There were fresh clashes in Iran’s capital, Tehran, on Wednesday during the funeral of a student killed in a political rally earlier this week.
The funeral was for Sanea Jaleh, a 26-year-old student who was killed on Monday.
Both the government and the opposition in Iran say Jaleh is a martyr and that he supported their cause. Both have blamed the other for his death.
The rally on Monday was called to show solidarity with revolts in Egypt and Tunisia, which have led to the overthrow of the countries’ longtime rulers.
Iran’s government said Wednesday a rally will take place in Tehran on Friday to demonstrate “hatred” against the country’s opposition movement.
The Islamic Propagation Coordination Council, which organizes rallies in Iran that are backed by the regime, says following Friday prayers, people will “scream out their hatred, wrath and disgust” against what it calls “sedition leaders.”
Conservative lawmakers in Iran already have voiced their anger at two opposition leaders, Mir Hossein Mousavi and Mehdi Karroubi, who they blame for organizing Monday’s rally. Footage aired on Iran's state-run Press TV on Tuesday showed dozens of lawmakers calling for the two men to be tried and executed.
On Wednesday a senior hardline cleric, Ahmad Khatami, said the two opposition leaders are playing into the hands of Israel and the United States. Khatami said clerics want to see the decisive and legal confrontation of all seditionists, including Mousavi and Karroubi.
Both men are under effective house arrest but took to their websites on Wednesday in defiance of the threats made against them.

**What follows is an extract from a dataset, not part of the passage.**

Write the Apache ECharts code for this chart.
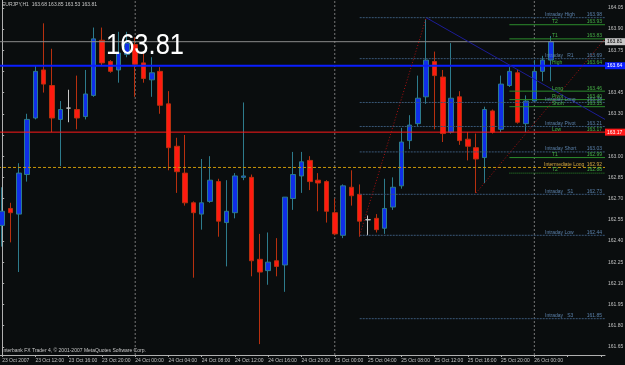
<!DOCTYPE html>
<html>
<head>
<meta charset="utf-8">
<title>EURJPY,H1</title>
<script src="https://cdn.jsdelivr.net/npm/echarts@6/dist/echarts.min.js"></script>
<style>
  html, body { margin: 0; padding: 0; background: #0a0d0e; }
  #chart { width: 625px; height: 365px; }
</style>
</head>
<body>
<div id="chart"></div>
<script>
// H1 bars, first bar 23 Oct 2007 08:00
const opens  = [162.51,162.63,162.59,162.87,163.27,163.61,163.50,163.26,163.34,163.33,163.28,163.43,163.82,163.67,163.61,163.72,
                163.79,163.66,163.54,163.60,163.37,163.07,162.88,162.67,162.59,162.68,162.82,162.53,162.60,162.85,162.85,162.27,
                162.19,162.26,162.23,162.70,162.86,162.97,162.83,162.82,162.60,162.44,162.78,162.73,162.55,162.56,162.49,162.64,
                162.79,163.11,163.23,163.42,163.67,163.56,163.17,163.42,163.12,163.06,162.99,163.32,163.19,163.50,163.59,163.23,
                163.39,163.60,163.68];
const highs  = [162.78,162.67,162.95,163.30,163.64,163.94,163.76,163.39,163.47,163.57,163.61,163.91,163.91,163.68,163.88,163.88,
                163.84,163.74,163.70,163.63,163.46,163.13,163.15,162.68,162.98,163.00,162.84,162.83,162.88,163.38,162.87,162.45,
                162.46,162.42,162.71,163.03,163.03,163.00,162.88,162.83,162.70,162.80,162.90,162.80,162.58,162.59,162.84,162.85,
                163.20,163.29,163.57,163.97,163.74,163.61,163.80,163.46,163.17,163.16,163.35,163.33,163.57,163.63,163.61,163.43,
                163.68,163.71,163.85];
const lows   = [162.36,162.39,162.18,162.82,163.26,163.45,163.17,162.93,163.24,163.19,163.26,163.42,163.64,163.59,163.52,163.70,
                163.42,163.52,163.42,163.30,162.90,162.74,162.65,162.14,162.48,162.67,162.43,162.22,162.56,162.83,162.15,161.67,
                162.09,162.15,162.04,162.62,162.74,162.76,162.61,162.53,162.44,162.42,162.65,162.43,162.44,162.46,162.45,162.62,
                162.77,163.05,163.21,163.37,163.19,163.10,163.16,163.08,162.97,162.74,162.81,163.16,163.17,163.49,163.23,163.17,
                163.39,163.53,163.53];
const closes = [162.61,162.60,162.88,163.26,163.60,163.51,163.27,163.33,163.34,163.27,163.44,163.83,163.66,163.60,163.73,163.80,
                163.65,163.55,163.59,163.36,163.06,162.89,162.67,162.60,162.67,162.83,162.54,162.61,162.86,162.86,162.26,162.18,
                162.25,162.22,162.71,162.87,162.96,162.82,162.81,162.61,162.45,162.79,162.72,162.54,162.55,162.48,162.63,162.78,
                163.10,163.22,163.41,163.68,163.57,163.16,163.41,163.11,163.07,162.98,163.33,163.17,163.51,163.60,163.24,163.39,
                163.60,163.68,163.81];

const priceTicks  = [164.05,163.90,163.75,163.60,163.45,163.30,163.15,163.00,162.85,162.70,162.55,162.40,162.25,162.10,161.95,161.80,161.65];
const priceLabels = [164.05,163.90,163.75,163.45,163.30,163.00,162.85,162.70,162.55,162.40,162.25,162.10,161.95,161.80,161.65];

// pivot indicator levels
const intradayNames  = ['Intraday High','Intraday   R1','Intraday Long','Intraday Pivot','Intraday Short','Intraday   S1','Intraday Low','Intraday   S3'];
const intradayLevels = [163.98,163.69,163.38,163.21,163.03,162.73,162.44,161.85];
const targetNames  = ['T2','T1','Long','Pivot','Short','T1','T2'];
const targetLevels = [163.93,163.83,163.46,163.40,163.35,162.99,162.88];
const bidPrice = 163.81;
const highLevel = 163.64;
const lowLevel = 163.17;
const intermediateLong = 162.92;
const intradayStartBar = 43;
const targetStartBar = 61;
const daySeparators = [16, 40, 64];
// trend lines: [bar, price] -> [bar, price]
const trendLines = [
  [[43, 162.44], [51, 163.98]],
  [[51, 163.98], [72.5, 163.26]],
  [[57, 162.74], [72.5, 163.83]]
];

const yMin = 161.593, yMax = 164.105;
const slots = 73;
const font = '"Liberation Sans", Arial, sans-serif';

// hourly categories
let cats = [];
let day = 23, hour = 8;
for (let i = 0; i < slots; i++) {
  cats.push(day + ' Oct ' + (hour < 10 ? '0' : '') + hour + ':00');
  hour++;
  if (hour === 24) { hour = 0; day++; }
}

let candleData = opens.map(function (o, i) {
  let item = { value: [o, closes[i], lows[i], highs[i]] };
  if (o === closes[i]) {
    item.itemStyle = { color: '#c8c8c8', color0: '#c8c8c8', borderColor: '#c8c8c8', borderColor0: '#c8c8c8' };
  }
  return item;
});

function line(p0, p1, style, z) {
  return {
    type: 'line', xAxisIndex: 1, yAxisIndex: 0,
    data: [p0, p1], symbol: 'none', silent: true, animation: false,
    lineStyle: style, z: z || 4
  };
}

let series = [{
  type: 'candlestick',
  xAxisIndex: 0, yAxisIndex: 0,
  data: candleData,
  barWidth: 5,
  itemStyle: {
    color: '#0f2fe8', color0: '#ff1a10',
    borderColor: '#2d7b8c', borderColor0: '#b8300f',
    borderWidth: 1
  },
  animation: false,
  z: 3
}];

// day separators and left border
daySeparators.concat([-0.35]).forEach(function (b) {
  series.push(line([b, yMin], [b, yMax], { color: '#777', width: 1, type: [2, 2] }, 2));
});
// full width lines
series.push(line([-0.5, intermediateLong], [72.5, intermediateLong], { color: '#c8960a', width: 1, type: [3, 2] }));
series.push(line([-0.5, lowLevel], [72.5, lowLevel], { color: '#ff1a1a', width: 1 }));
series.push(line([-0.5, bidPrice], [72.5, bidPrice], { color: '#8c8c8c', width: 1 }));
series.push(line([-0.5, highLevel], [72.5, highLevel], { color: '#0a1eff', width: 2 }));
// intraday levels
intradayLevels.forEach(function (v) {
  series.push(line([intradayStartBar, v], [72.5, v], { color: '#3a5878', width: 1, type: [2, 1] }));
});
targetLevels.forEach(function (v, i) {
  series.push(line([targetStartBar, v], [72.5, v], { color: '#2c8c2c', width: 1, type: i === 6 ? [1, 1] : 'solid' }));
});
// trend lines
series.push(line(trendLines[0][0], trendLines[0][1], { color: '#a81010', width: 1, type: [1, 2] }, 5));
series.push(line(trendLines[1][0], trendLines[1][1], { color: '#1c1c96', width: 1 }, 5));
series.push(line(trendLines[2][0], trendLines[2][1], { color: '#a81010', width: 1, type: [1, 2] }, 5));

let chart = echarts.init(document.getElementById('chart'));
chart.setOption({
  backgroundColor: '#0a0d0e',
  animation: false,
  grid: { left: -2, right: 20, top: 0, bottom: 10, outerBoundsMode: 'none' },
  xAxis: [{
    type: 'category',
    data: cats,
    boundaryGap: true,
    axisLine: { lineStyle: { color: '#b0b0b0', width: 1 } },
    axisTick: { show: true, interval: 3, alignWithLabel: true, length: 2, lineStyle: { color: '#b0b0b0' } },
    axisLabel: {
      interval: 3, align: 'left', margin: 3,
      color: '#c0c0c0', fontSize: 5, fontFamily: font,
      formatter: function (v, i) { return i === 0 ? '23 Oct 2007' : (i > 66 ? '' : v); }
    },
    splitLine: { show: false }
  }, {
    type: 'value', min: -0.5, max: 72.5, show: false
  }],
  yAxis: {
    type: 'value', position: 'right', min: yMin, max: yMax, scale: true,
    axisLine: { show: true, lineStyle: { color: '#b0b0b0', width: 1 } },
    axisTick: { show: true, length: 2, customValues: priceTicks, lineStyle: { color: '#b0b0b0' } },
    axisLabel: {
      customValues: priceLabels, margin: 3,
      color: '#c0c0c0', fontSize: 5, fontFamily: font,
      formatter: function (v) { return v.toFixed(2); }
    },
    splitLine: { show: false }
  },
  series: series
});

// texts placed through the price scale
const py = function (v) { return chart.convertToPixel({ yAxisIndex: 0 }, v); };
let g = [];
function txt(x, y, s, color, size, align, valign) {
  g.push({
    type: 'text', x: x, y: y, silent: true, z: 20,
    style: { text: s, fill: color, font: size + 'px ' + font, align: align || 'left', textAlign: align || 'left',
             verticalAlign: valign || 'bottom', textVerticalAlign: valign || 'bottom' }
  });
}
function levelLabel(nameX, v, name, color) {
  txt(nameX, py(v) - 0.5, name, color, 5);
  txt(602, py(v) - 0.5, v.toFixed(2), color, 5, 'right');
}
intradayLevels.forEach(function (v, i) { levelLabel(545, v, intradayNames[i], '#5a80aa'); });
targetLevels.forEach(function (v, i) { levelLabel(552, v, targetNames[i], '#46b046'); });
levelLabel(552, highLevel, 'High', '#46b046');
levelLabel(552, lowLevel, 'Low', '#46b046');
levelLabel(544, intermediateLong, 'Intermediate Long', '#d4a640');

function priceBox(v, bg, fg) {
  let y = py(v);
  g.push({ type: 'rect', silent: true, z: 21, shape: { x: 605, y: y - 3.5, width: 20, height: 7 }, style: { fill: bg } });
  txt(607, y, v.toFixed(2), fg, 5, 'left', 'middle');
  g[g.length - 1].z = 22;
}
priceBox(bidPrice, '#c8c8c8', '#000000');
priceBox(highLevel, '#0a1eff', '#ffffff');
priceBox(lowLevel, '#ff1a1a', '#ffffff');

txt(2, 2, 'EURJPY,H1  163.68 163.85 163.53 163.81', '#c8c8c8', 5, 'left', 'top');
txt(2, 353, 'Interbank FX Trader 4, \u00a9 2001-2007 MetaQuotes Software Corp.', '#c8c8c8', 5, 'left', 'bottom');
g.push({
  type: 'text', x: 106, y: 31, scaleX: 0.85, silent: true, z: 25,
  style: { text: '163.81', fill: '#ffffff', font: '30px ' + font, align: 'left', textAlign: 'left', verticalAlign: 'top', textVerticalAlign: 'top' }
});

chart.setOption({ graphic: g });
</script>
</body>
</html>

Karroubi said he is not afraid and is ready to “pay any price” for his country.
Mark Fitzpatrick is an Iran expert with the London-based International Institute for Strategic Studies. He said the climate in Iran this week has shown that opposition to the government survives.
"It's too early to say whether this protest that reemerged is going to expand. But what is clear is that there remains a reservoir of distrust of the government, of anxiety about its approach, and a desire for change. And that desire has not been wiped out," said Fitzpatrick.
The protests this week were the first in more than a year, since widespread unrest broke out after the disputed 2009 presidential election that returned President Mahmoud Ahmadinejad to power. Dozens of people were killed in the security crackdown that followed.